Das Reich Gottes ist durchaus real
An dieser Stelle berühren sich das Reich Gottes und die säkularen Utopievorstellungen tatsächlich. "Ou topos" ist wörtlich der "Nicht-Ort", der Ort, der zumindest in dieser Welt nicht existiert. In unserem üblichen Sprachgebrauch ist eine Utopie die Vorstellung einer idealen Zukunft, die zu
verwirklichen als unmöglich angesehen wird. Hier trennen sich die Utopie und das Reich Gottes auch gleich wieder. Denn das Reich Gottes ist nach christlicher Vorstellung durchaus real. Es ist bereits angebrochen und wächst. Dass die Königsherrschaft Gottes erst "am Ende der Tage" vollkommen wird, macht sie nicht unmöglich, denn schließlich wird sie von Gott selbst vollendet.

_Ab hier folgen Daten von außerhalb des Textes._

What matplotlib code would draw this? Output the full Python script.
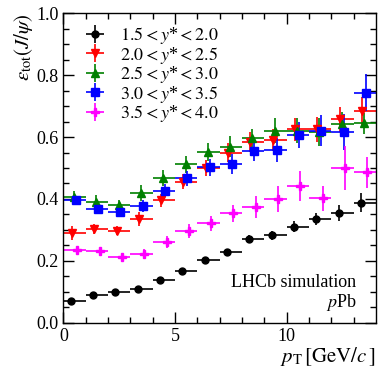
import numpy as np
import matplotlib
matplotlib.use("Agg")
from matplotlib import pyplot as plt

plt.rcParams['font.family'] = ['Liberation Serif', 'DejaVu Serif']
plt.rcParams['mathtext.fontset'] = 'stix'

# pT bins [GeV/c]
bin_lo = np.arange(0, 14)
bin_hi = bin_lo + 1

labels = [r"$1.5 < y$*$ < 2.0$", r"$2.0 < y$*$ < 2.5$", r"$2.5 < y$*$ < 3.0$",
          r"$3.0 < y$*$ < 3.5$", r"$3.5 < y$*$ < 4.0$"]
colors = ["black", "red", "green", "blue", "magenta"]
markers = ["o", "v", "^", "s", "P"]

# mean pT position inside each bin
offsets = [0.33, 0.38, 0.47, 0.55, 0.62]

eff_1 = [0.071, 0.090, 0.099, 0.109, 0.137, 0.167, 0.203, 0.228, 0.270, 0.282, 0.310, 0.336, 0.354, 0.388]
err_1 = [0.006, 0.006, 0.006, 0.007, 0.008, 0.009, 0.010, 0.011, 0.013, 0.015, 0.018, 0.020, 0.025, 0.031]
eff_2 = [0.289, 0.303, 0.298, 0.335, 0.395, 0.455, 0.500, 0.550, 0.585, 0.590, 0.625, 0.625, 0.657, 0.683]
err_2 = [0.023, 0.017, 0.015, 0.022, 0.020, 0.024, 0.027, 0.030, 0.032, 0.035, 0.038, 0.040, 0.040, 0.045]
eff_3 = [0.405, 0.390, 0.380, 0.418, 0.467, 0.512, 0.551, 0.569, 0.596, 0.620, 0.621, 0.615, 0.642, 0.644]
err_3 = [0.020, 0.024, 0.015, 0.026, 0.025, 0.027, 0.030, 0.033, 0.030, 0.040, 0.040, 0.045, 0.040, 0.035]
eff_4 = [0.395, 0.368, 0.357, 0.378, 0.427, 0.467, 0.502, 0.513, 0.554, 0.558, 0.607, 0.620, 0.615, 0.743]
err_4 = [0.015, 0.015, 0.012, 0.019, 0.022, 0.024, 0.027, 0.032, 0.030, 0.038, 0.043, 0.050, 0.058, 0.060]
eff_5 = [0.236, 0.231, 0.212, 0.223, 0.260, 0.296, 0.321, 0.354, 0.373, 0.401, 0.442, 0.402, 0.500, 0.486]
err_5 = [0.010, 0.012, 0.010, 0.015, 0.020, 0.022, 0.025, 0.028, 0.035, 0.042, 0.048, 0.040, 0.070, 0.050]

effs = [eff_1, eff_2, eff_3, eff_4, eff_5]
errs = [err_1, err_2, err_3, err_4, err_5]

fig = plt.figure(figsize=(3.82, 3.79), dpi=100)
ax = fig.add_axes([0.166, 0.1485, 0.818, 0.8165])

for i in range(5):
    x = bin_lo + offsets[i]
    xerr = [x - bin_lo, bin_hi - x]
    ms = 5 if markers[i] == "o" else 6
    ax.errorbar(x, effs[i], yerr=errs[i], xerr=xerr, fmt=markers[i], color=colors[i],
                ms=ms, elinewidth=1.2, capsize=0, label=labels[i])

ax.set_xlim(0, 14)
ax.set_ylim(0, 1.0)
ax.set_xticks([0, 5, 10])
ax.set_xticks(np.arange(0, 14, 1), minor=True)
ax.set_yticks(np.arange(0, 1.01, 0.2))
ax.set_yticks(np.arange(0, 1.01, 0.05), minor=True)
ax.yaxis.set_major_formatter(matplotlib.ticker.FormatStrFormatter('%.1f'))
ax.tick_params(which='both', direction='in', top=True, right=True, labelsize=13, width=1)
ax.tick_params(which='major', length=8)
ax.tick_params(which='minor', length=4)
for s in ax.spines.values():
    s.set_linewidth(1)

ax.set_xlabel(r"$p_{\rm T}\,[{\rm GeV}/c\,]$", fontsize=15, loc='right', labelpad=0)
ax.set_ylabel(r"$\varepsilon_{\rm tot}(J/\psi)$", fontsize=15, loc='top', labelpad=1)

ax.text(0.938, 0.114, "LHCb simulation", transform=ax.transAxes, ha='right', va='baseline', fontsize=13)
ax.text(0.938, 0.052, r"$p$Pb", transform=ax.transAxes, ha='right', va='baseline', fontsize=13)

ax.legend(loc='upper left', frameon=False, fontsize=13, handlelength=0.85, handletextpad=0.97,
          labelspacing=-0.08, borderaxespad=0.0, borderpad=0.0, bbox_to_anchor=(0.077, 0.962))

fig.savefig("out.png", dpi=100)
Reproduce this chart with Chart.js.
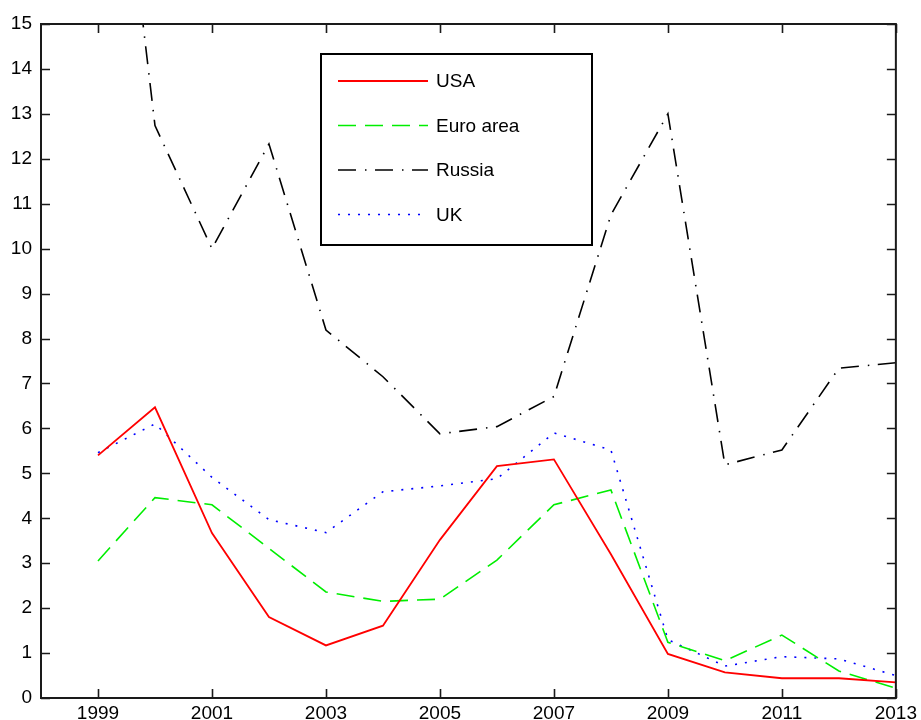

Hierin besteht der zweite, gravierende Unterschied zur Utopie: Utopien beschreiben ideale Vorstellungen von Lebens- und Gesellschaftsformen, die eben darum nicht umsetzbar sind, weil sie an den menschlichen Möglichkeiten scheitern: Es fehlt (noch) an der nötigen Technik, und es wird immer Menschen geben, die Macht anhäufen und missbrauchen.
Nicht einfach warten, bis es so weit ist
Das Christentum verknüpft das Reich Gottes mit dem "Jüngsten Tag", kurz gesagt mit dem Ende der Welt, an dem die Toten auferstehen und Jesus Christus zurückkehrt, um den Herrschaftsbereich Gottes auf das ganze Universum auszudehnen und Gottes Gerechtigkeit durchzusetzen. Die Vollendung der Basileia tou Theou liegt also außerhalb der Weltzeit und in den Händen Gottes.
Das bedeutet nicht, dass Christinnen und Christen einfach warten könnten, bis es so weit ist. Auch wenn sie die Vollendung weder herbeiführen können noch sollen, ist es ihre Aufgabe, den Bereich, in dem Gottes Gerechtigkeit gilt, auszudehnen. Und das bedeutet zu schauen, was Gottes Wille ist und ihn zu tun.
"Du sollst den Herrn, deinen Gott, lieben von ganzem Herzen . . . und deinen Nächsten wie dich selbst" (Lukas 10,27), lautet das wichtigste Gebot. Daran muss sich christliches Handeln ausrichten, und darum engagieren sich Christen gesellschaftlich. Dieses Engagement wird oft als politisch missverstanden, aber es ist die Konsequenz aus der Tatsache, dass das Reich Gottes da ist und sich langsam durchsetzt.